When Rory was born my whole world turned upside down. Like many new mothers, I was overwhelmed with every emotion under the sun. And with an intensity that has since been unmatched. I was swimming in a hormonal abyss – I cried all the tears, felt all the feelings, and wrote it all out as a way to process. My little corner of the web was getting more action than an episode of Power Rangers.
I wrote a post about his birth. I wrote about my struggles with breastfeeding. I wrote about how overwhelmed I felt in the first 2 weeks, what it was like to go back to work when my maternity leave was over, reflections on what it was like to grow a human for the first time. There were posts about the challenges of everyday life, the guilt of being a working mom, and the conflicting desire to continue to grow in my career. One of my last posts, in September of 2016, was about my fear of an unknown future. And then I just stopped writing.
In January of the next year I quit my job / left my career and started working on my MBA, which was my backup plan when the job I really wanted didn’t work out. I stopped writing because my life wasn’t going the way I always thought it would and I began to believe that my words no longer had value. To be fair, I’m not entirely sure who was reading them in the first place and if they even made an impact. But the point is, I stopped writing for myself because I lost my sense of purpose and direction. I thought I was hiding all of my shortcomings and insecurities by quieting the voice I once used to navigate the changes in life. Not surprisingly, I ended up even more lost along the way.
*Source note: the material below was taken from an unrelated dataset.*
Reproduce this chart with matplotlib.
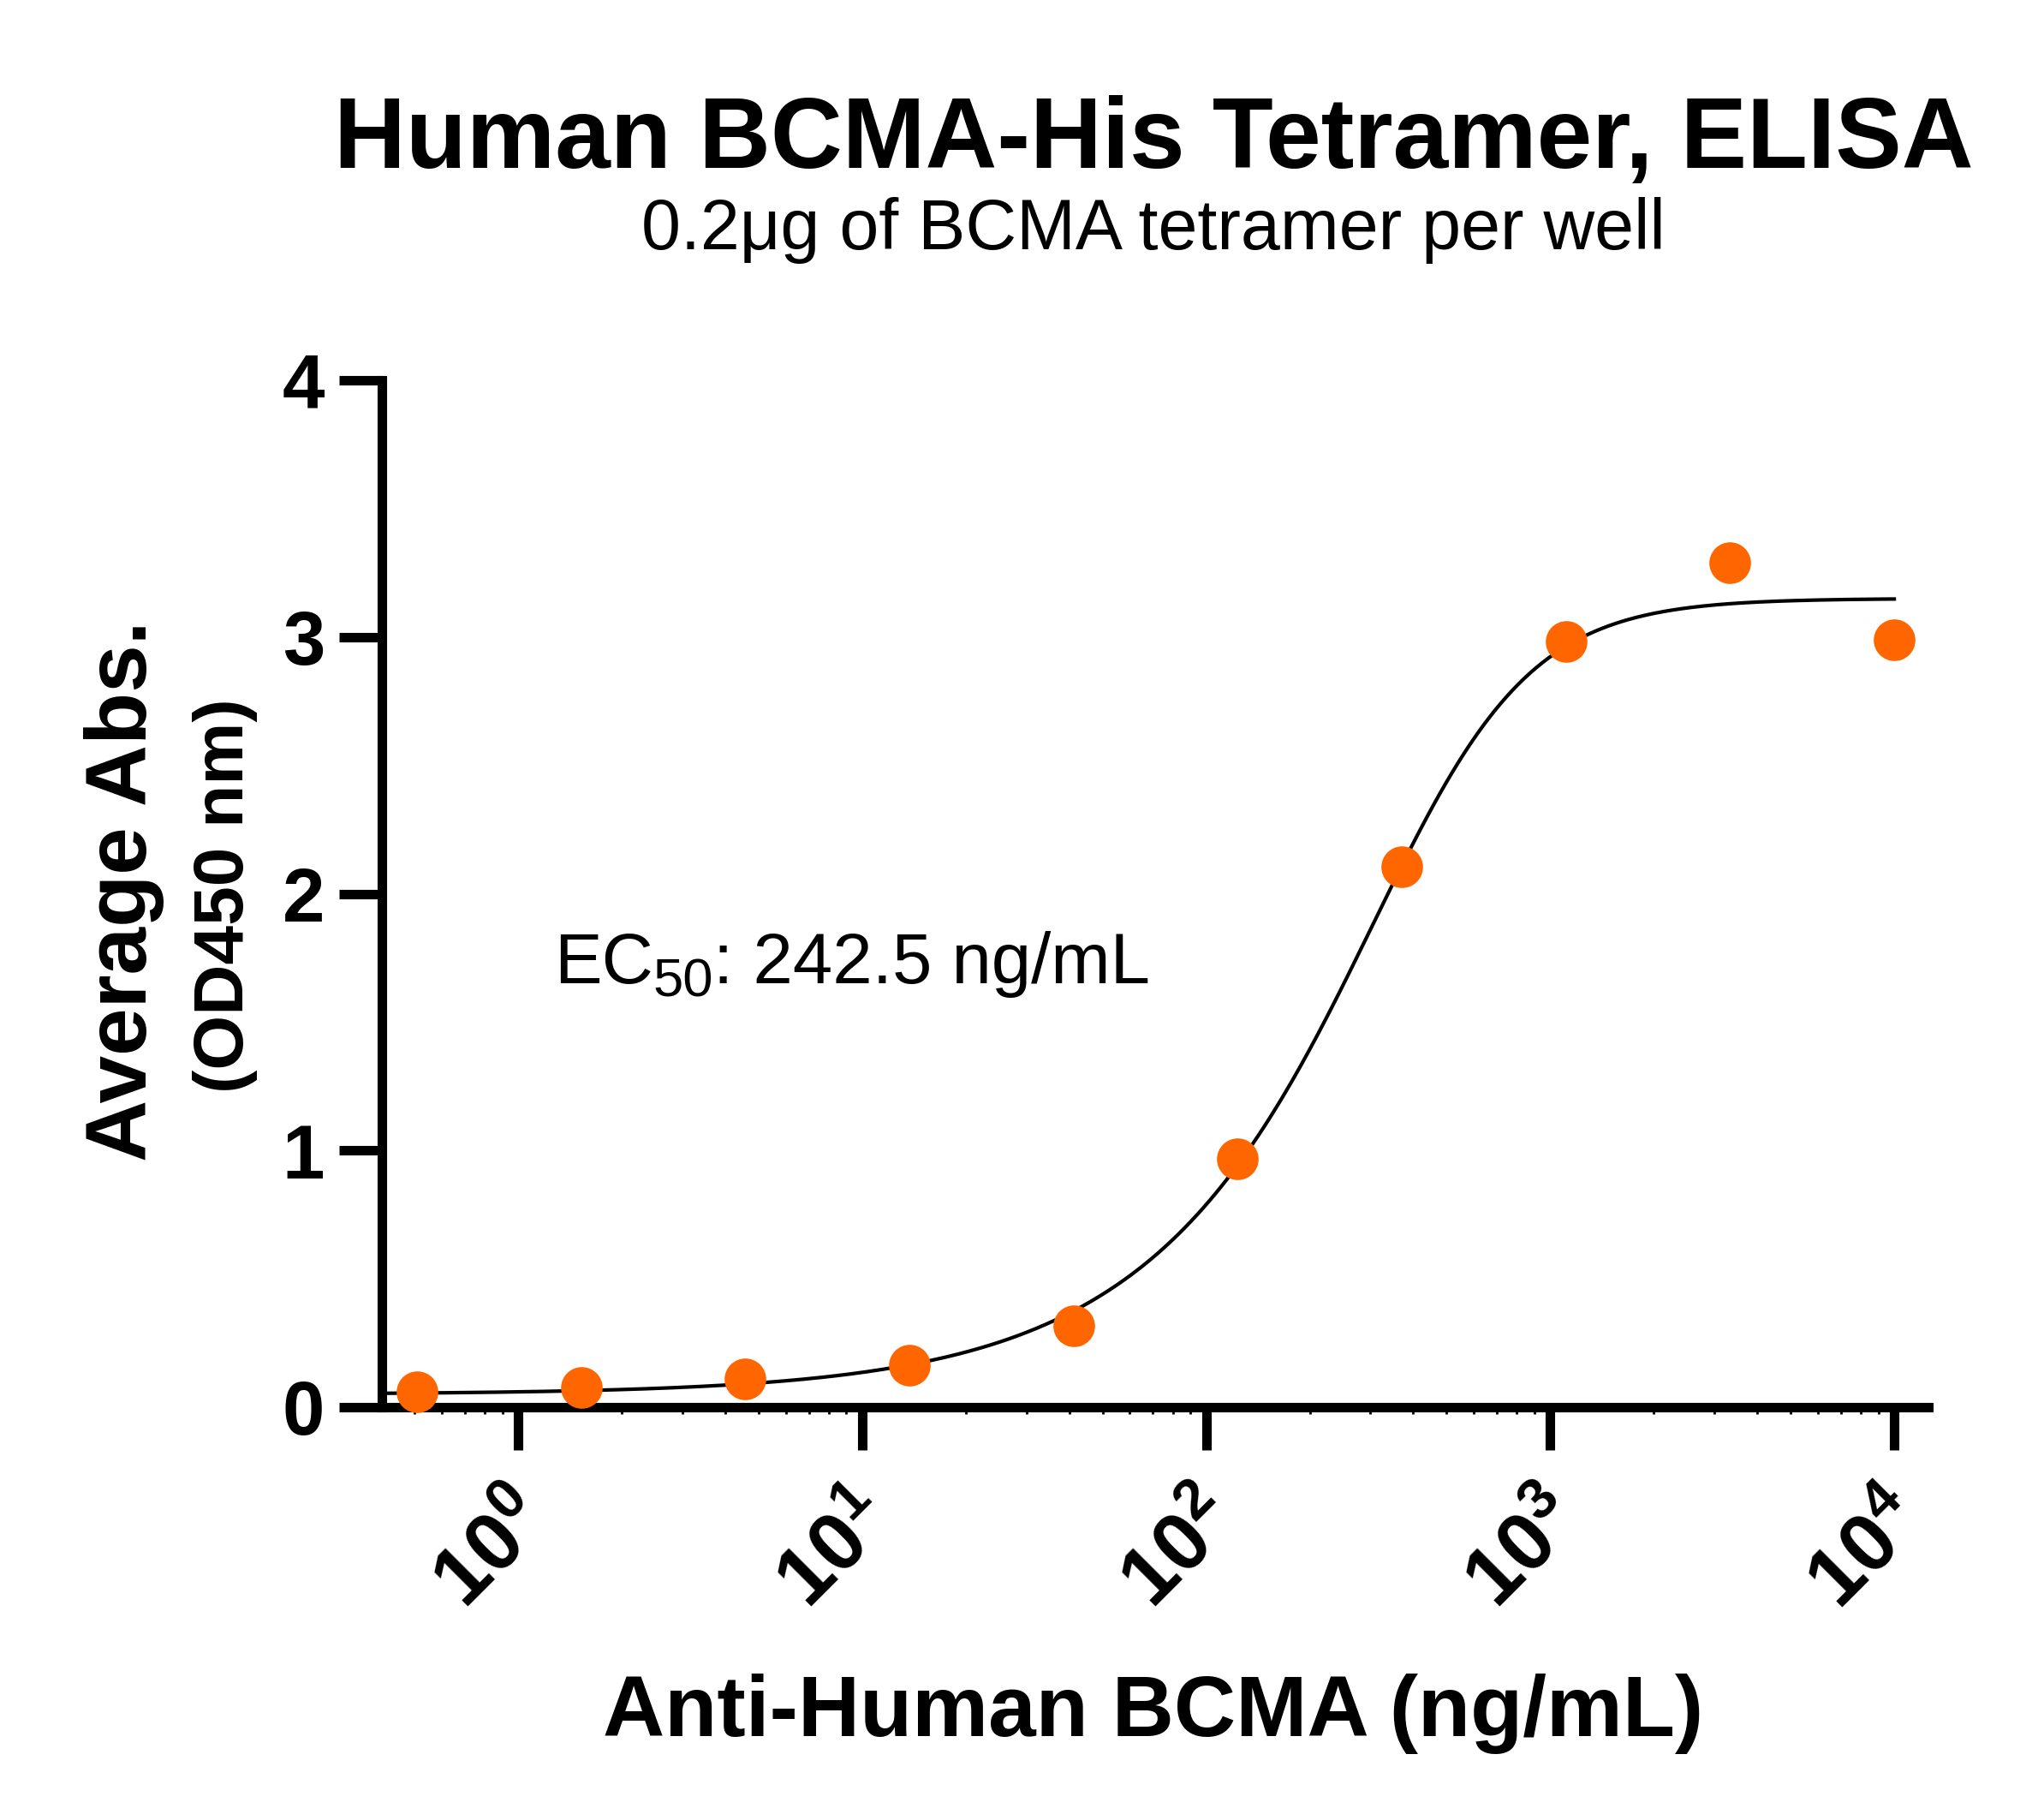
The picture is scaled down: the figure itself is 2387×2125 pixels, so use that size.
import numpy as np
import matplotlib
matplotlib.use("Agg")
import matplotlib.pyplot as plt
from matplotlib.ticker import LogLocator, FixedLocator
from matplotlib.transforms import IdentityTransform, ScaledTranslation

plt.rcParams['font.family'] = ['Liberation Sans', 'DejaVu Sans']
plt.rcParams['mathtext.fontset'] = 'custom'
plt.rcParams['mathtext.rm'] = 'Liberation Sans'
plt.rcParams['mathtext.bf'] = 'Liberation Sans:bold'
plt.rcParams['mathtext.it'] = 'Liberation Sans:italic'

# Data
concentration = [0.508, 1.524, 4.572, 13.72, 41.15, 123.5, 370.4, 1111, 3333, 10000]
absorbance = [0.06, 0.077, 0.11, 0.162, 0.316, 0.967, 2.105, 2.983, 3.29, 2.99]

# Asymmetric sigmoidal fit parameters (curve drawn from these)
fit_bottom = 0.05
fit_top = 3.15
fit_logc = 2.65
fit_hill = 2.1
fit_s = 0.45
ec50_label = 'EC50: 242.5 ng/mL'

x_ticks = [1, 10, 100, 1000, 10000]
x_ticklabels = [r'$\mathbf{10^{0}}$', r'$\mathbf{10^{1}}$', r'$\mathbf{10^{2}}$',
                r'$\mathbf{10^{3}}$', r'$\mathbf{10^{4}}$']
y_ticks = [0, 1, 2, 3, 4]

fig = plt.figure(figsize=(23.87, 21.25), dpi=100)
W, H = 2387, 2125
ax_left, ax_right, ax_top, ax_bottom = 446, 2252, 444, 1643
ax = fig.add_axes([ax_left / W, 1 - ax_bottom / H, (ax_right - ax_left) / W, (ax_bottom - ax_top) / H])

xmin, xmax = 10 ** -0.396, 10 ** 4.11
# keep log-axis decade spacing independent of the right limit change
xmax = 10 ** (-0.396 + (ax_right - ax_left) / 401.75)
xc = np.logspace(np.log10(xmin), np.log10(10000), 500)
yc = fit_bottom + (fit_top - fit_bottom) / (1 + 10 ** (fit_hill * (fit_logc - np.log10(xc)))) ** fit_s
ax.plot(xc, yc, color='black', lw=3, zorder=2, clip_on=False)
ax.plot(concentration, absorbance, 'o', color='#FF6600', ms=35, mec='none', zorder=3, clip_on=False)

ax.set_xscale('log')
ax.set_xlim(xmin, xmax)
ax.set_ylim(0, 4)

for s in ['top', 'right']:
    ax.spines[s].set_visible(False)
for s in ['left', 'bottom']:
    ax.spines[s].set_linewidth(8)
    ax.spines[s].set_capstyle('projecting')

ax.xaxis.set_major_locator(FixedLocator(x_ticks))
ax.set_xticklabels(x_ticklabels)
ax.xaxis.set_minor_locator(LogLocator(base=10, subs=np.arange(2, 10), numticks=20))
ax.set_yticks(y_ticks)
ax.set_yticklabels([str(v) for v in y_ticks])

ax.tick_params(axis='both', which='major', length=36, width=8, color='black')
ax.tick_params(axis='x', which='minor', length=6, width=2)
ax.tick_params(axis='y', which='major', labelsize=64, pad=12)
ax.tick_params(axis='x', which='major', labelsize=69, pad=26)
for lab in ax.get_yticklabels():
    lab.set_fontweight('bold')
shift = ScaledTranslation(-10 / 100, 0, fig.dpi_scale_trans)
for lab in ax.get_xticklabels():
    lab.set_rotation(45)
    lab.set_ha('right')
    lab.set_va('top')
    lab.set_rotation_mode('anchor')
    lab.set_transform(lab.get_transform() + shift)

cx = 1347 / W
fig.text(cx, 1 - 196 / H, 'Human BCMA-His Tetramer, ELISA', ha='center', va='baseline',
         fontsize=83.6, fontweight='bold')
fig.text(cx, 1 - 291 / H, '0.2μg of BCMA tetramer per well', ha='center', va='baseline',
         fontsize=59.5)

fig.text(cx, 1 - 2027 / H, 'Anti-Human BCMA (ng/mL)', ha='center', va='baseline',
         fontsize=72, fontweight='bold')
fig.text(145 / W, 1 - 1040 / H, 'Average Abs.', ha='center', va='center', rotation=90,
         fontsize=72, fontweight='bold')
fig.text(263 / W, 1 - 1046 / H, '(OD450 nm)', ha='center', va='center', rotation=90,
         fontsize=59, fontweight='bold')

# EC50 annotation composed of pieces (large subscript as in reference)
ec_fs = 60
renderer = fig.canvas.get_renderer()
part_a, part_sub, part_b = ec50_label[:2], ec50_label[2:4], ec50_label[4:]
bx, by = ax.transData.transform((1.27, 1.651))
t1 = fig.text(bx, by, part_a, transform=IdentityTransform(), fontsize=ec_fs, va='baseline', ha='left')
x1 = t1.get_window_extent(renderer).x1
t2 = fig.text(x1, by - 0.19 * ec_fs * 100 / 72, part_sub, transform=IdentityTransform(),
              fontsize=ec_fs * 0.76, va='baseline', ha='left')
x2 = t2.get_window_extent(renderer).x1
fig.text(x2, by, part_b, transform=IdentityTransform(), fontsize=ec_fs, va='baseline', ha='left')

fig.savefig('out.png', dpi=100)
So many things have happened since then that I haven’t fully processed, but we’ll save that for another day. After a long talk with a dear friend this weekend, I have decided to start showing up for myself again. Her words called me out of my place of hiding and challenged me to get my emotional shit together so I can pour into my other relationships from the overflow. So this is me. Showing up. Reclaiming my voice. Maybe in my brokenness you can find healing. And I can start to find myself again.